• _Prompt_: Leave out the images; return the rest of the data exactly.

[Start Source excerpt]

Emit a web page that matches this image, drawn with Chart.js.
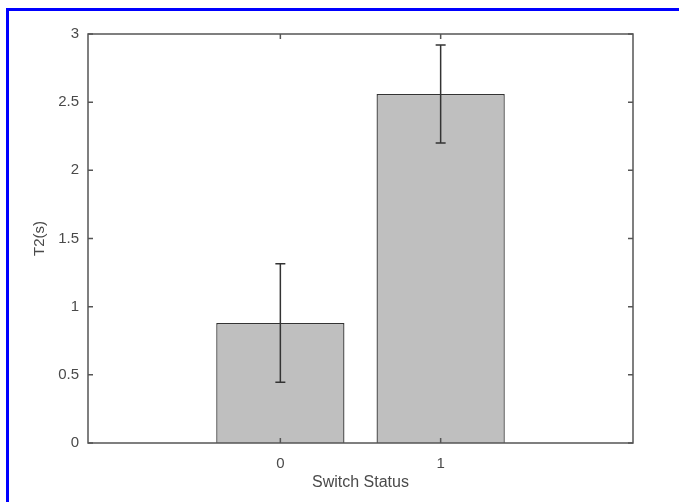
<!DOCTYPE html>
<html>
<head>
<meta charset="utf-8">
<script src="https://cdn.jsdelivr.net/npm/chart.js@4.4.0/dist/chart.umd.min.js"></script>
<style>
	html, body { margin: 0; padding: 0; background: #fff; overflow: hidden; }
	#wrap { position: relative; width: 679px; height: 502px; }
	#frame { position: absolute; left: 6px; top: 8px; right: -10px; bottom: -10px; border-left: 3px solid #0000ff; border-top: 3px solid #0000ff; pointer-events: none; }
	canvas { position: absolute; left: 0; top: 0; }
</style>
</head>
<body>
<div id="wrap">
	<canvas id="chart" width="679" height="502"></canvas>
	<div id="frame"></div>
</div>
<script>
const statuses = [0, 1]
const t2Means = [0.88, 2.56]
const t2Errors = [0.435, 0.36]
const yTicks = [0, 0.5, 1, 1.5, 2, 2.5, 3]

const axisColor = '#555'
const textColor = '#4a4a4a'

// error bars + axis box with inward ticks, like the matlab figure
const matlabStyle = {
	id: 'matlabStyle',
	afterDatasetsDraw(chart) {
		const ctx = chart.ctx
		const x = chart.scales.x
		const y = chart.scales.y
		ctx.save()
		ctx.strokeStyle = '#333'
		ctx.lineWidth = 1.5
		statuses.forEach((s, i) => {
			const px = x.getPixelForValue(s)
			const top = y.getPixelForValue(t2Means[i] + t2Errors[i])
			const bot = y.getPixelForValue(t2Means[i] - t2Errors[i])
			ctx.beginPath()
			ctx.moveTo(px, top)
			ctx.lineTo(px, bot)
			ctx.moveTo(px - 5, top)
			ctx.lineTo(px + 5, top)
			ctx.moveTo(px - 5, bot)
			ctx.lineTo(px + 5, bot)
			ctx.stroke()
		})
		const a = chart.chartArea
		ctx.strokeStyle = axisColor
		ctx.lineWidth = 1.5
		ctx.strokeRect(a.left, a.top, a.right - a.left, a.bottom - a.top)
		ctx.beginPath()
		yTicks.forEach(v => {
			const py = y.getPixelForValue(v)
			ctx.moveTo(a.left, py)
			ctx.lineTo(a.left + 5, py)
			ctx.moveTo(a.right, py)
			ctx.lineTo(a.right - 5, py)
		})
		statuses.forEach(s => {
			const px = x.getPixelForValue(s)
			ctx.moveTo(px, a.top)
			ctx.lineTo(px, a.top + 5)
			ctx.moveTo(px, a.bottom)
			ctx.lineTo(px, a.bottom - 5)
		})
		ctx.stroke()
		ctx.restore()
	}
}

new Chart(document.getElementById('chart'), {
	type: 'bar',
	data: {
		datasets: [{
			data: statuses.map((s, i) => ({ x: s, y: t2Means[i] })),
			backgroundColor: '#bfbfbf',
			borderColor: '#333',
			borderWidth: 1.3,
			barPercentage: 1,
			categoryPercentage: 0.8
		}]
	},
	options: {
		responsive: false,
		animation: false,
		layout: { padding: { top: 34, right: 46, left: 0, bottom: 0 } },
		plugins: { legend: { display: false }, tooltip: { enabled: false } },
		scales: {
			x: {
				type: 'linear',
				offset: false,
				min: -1.2,
				max: 2.2,
				afterBuildTicks: (axis) => { axis.ticks = statuses.map(v => ({ value: v })) },
				afterFit: (axis) => { axis.height = 59 },
				grid: { display: false, drawTicks: false, offset: false },
				border: { display: false },
				ticks: { padding: 12, color: textColor, callback: (v) => String(v), font: { family: 'Liberation Sans', size: 15 } },
				title: { display: true, text: 'Switch Status', color: textColor, padding: { top: 0, bottom: 10 }, font: { family: 'Liberation Sans', size: 16 } }
			},
			y: {
				min: 0,
				max: 3,
				afterBuildTicks: (axis) => { axis.ticks = yTicks.map(v => ({ value: v })) },
				afterFit: (axis) => { axis.width = 88 },
				grid: { display: false, drawTicks: false },
				border: { display: false },
				ticks: { padding: 9, color: textColor, callback: (v) => String(v), font: { family: 'Liberation Sans', size: 15 } },
				title: { display: true, text: 'T2(s)', color: textColor, padding: { top: 31, bottom: 0 }, font: { family: 'Liberation Sans', size: 15 } }
			}
		}
	},
	plugins: [matlabStyle]
})
</script>
</body>
</html>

[End Source excerpt]

• _Task response_:
Emit a web page that matches this image, drawn with Chart.js.
<!DOCTYPE html>
<html>
<head>
<meta charset="utf-8">
<script src="https://cdn.jsdelivr.net/npm/chart.js@4.4.0/dist/chart.umd.min.js"></script>
<style>
	html, body { margin: 0; padding: 0; background: #fff; overflow: hidden; }
	#wrap { position: relative; width: 679px; height: 502px; }
	#frame { position: absolute; left: 6px; top: 8px; right: -10px; bottom: -10px; border-left: 3px solid #0000ff; border-top: 3px solid #0000ff; pointer-events: none; }
	canvas { position: absolute; left: 0; top: 0; }
</style>
</head>
<body>
<div id="wrap">
	<canvas id="chart" width="679" height="502"></canvas>
	<div id="frame"></div>
</div>
<script>
const statuses = [0, 1]
const t2Means = [0.88, 2.56]
const t2Errors = [0.435, 0.36]
const yTicks = [0, 0.5, 1, 1.5, 2, 2.5, 3]

const axisColor = '#555'
const textColor = '#4a4a4a'

// error bars + axis box with inward ticks, like the matlab figure
const matlabStyle = {
	id: 'matlabStyle',
	afterDatasetsDraw(chart) {
		const ctx = chart.ctx
		const x = chart.scales.x
		const y = chart.scales.y
		ctx.save()
		ctx.strokeStyle = '#333'
		ctx.lineWidth = 1.5
		statuses.forEach((s, i) => {
			const px = x.getPixelForValue(s)
			const top = y.getPixelForValue(t2Means[i] + t2Errors[i])
			const bot = y.getPixelForValue(t2Means[i] - t2Errors[i])
			ctx.beginPath()
			ctx.moveTo(px, top)
			ctx.lineTo(px, bot)
			ctx.moveTo(px - 5, top)
			ctx.lineTo(px + 5, top)
			ctx.moveTo(px - 5, bot)
			ctx.lineTo(px + 5, bot)
			ctx.stroke()
		})
		const a = chart.chartArea
		ctx.strokeStyle = axisColor
		ctx.lineWidth = 1.5
		ctx.strokeRect(a.left, a.top, a.right - a.left, a.bottom - a.top)
		ctx.beginPath()
		yTicks.forEach(v => {
			const py = y.getPixelForValue(v)
			ctx.moveTo(a.left, py)
			ctx.lineTo(a.left + 5, py)
			ctx.moveTo(a.right, py)
			ctx.lineTo(a.right - 5, py)
		})
		statuses.forEach(s => {
			const px = x.getPixelForValue(s)
			ctx.moveTo(px, a.top)
			ctx.lineTo(px, a.top + 5)
			ctx.moveTo(px, a.bottom)
			ctx.lineTo(px, a.bottom - 5)
		})
		ctx.stroke()
		ctx.restore()
	}
}

new Chart(document.getElementById('chart'), {
	type: 'bar',
	data: {
		datasets: [{
			data: statuses.map((s, i) => ({ x: s, y: t2Means[i] })),
			backgroundColor: '#bfbfbf',
			borderColor: '#333',
			borderWidth: 1.3,
			barPercentage: 1,
			categoryPercentage: 0.8
		}]
	},
	options: {
		responsive: false,
		animation: false,
		layout: { padding: { top: 34, right: 46, left: 0, bottom: 0 } },
		plugins: { legend: { display: false }, tooltip: { enabled: false } },
		scales: {
			x: {
				type: 'linear',
				offset: false,
				min: -1.2,
				max: 2.2,
				afterBuildTicks: (axis) => { axis.ticks = statuses.map(v => ({ value: v })) },
				afterFit: (axis) => { axis.height = 59 },
				grid: { display: false, drawTicks: false, offset: false },
				border: { display: false },
				ticks: { padding: 12, color: textColor, callback: (v) => String(v), font: { family: 'Liberation Sans', size: 15 } },
				title: { display: true, text: 'Switch Status', color: textColor, padding: { top: 0, bottom: 10 }, font: { family: 'Liberation Sans', size: 16 } }
			},
			y: {
				min: 0,
				max: 3,
				afterBuildTicks: (axis) => { axis.ticks = yTicks.map(v => ({ value: v })) },
				afterFit: (axis) => { axis.width = 88 },
				grid: { display: false, drawTicks: false },
				border: { display: false },
				ticks: { padding: 9, color: textColor, callback: (v) => String(v), font: { family: 'Liberation Sans', size: 15 } },
				title: { display: true, text: 'T2(s)', color: textColor, padding: { top: 31, bottom: 0 }, font: { family: 'Liberation Sans', size: 15 } }
			}
		}
	},
	plugins: [matlabStyle]
})
</script>
</body>
</html>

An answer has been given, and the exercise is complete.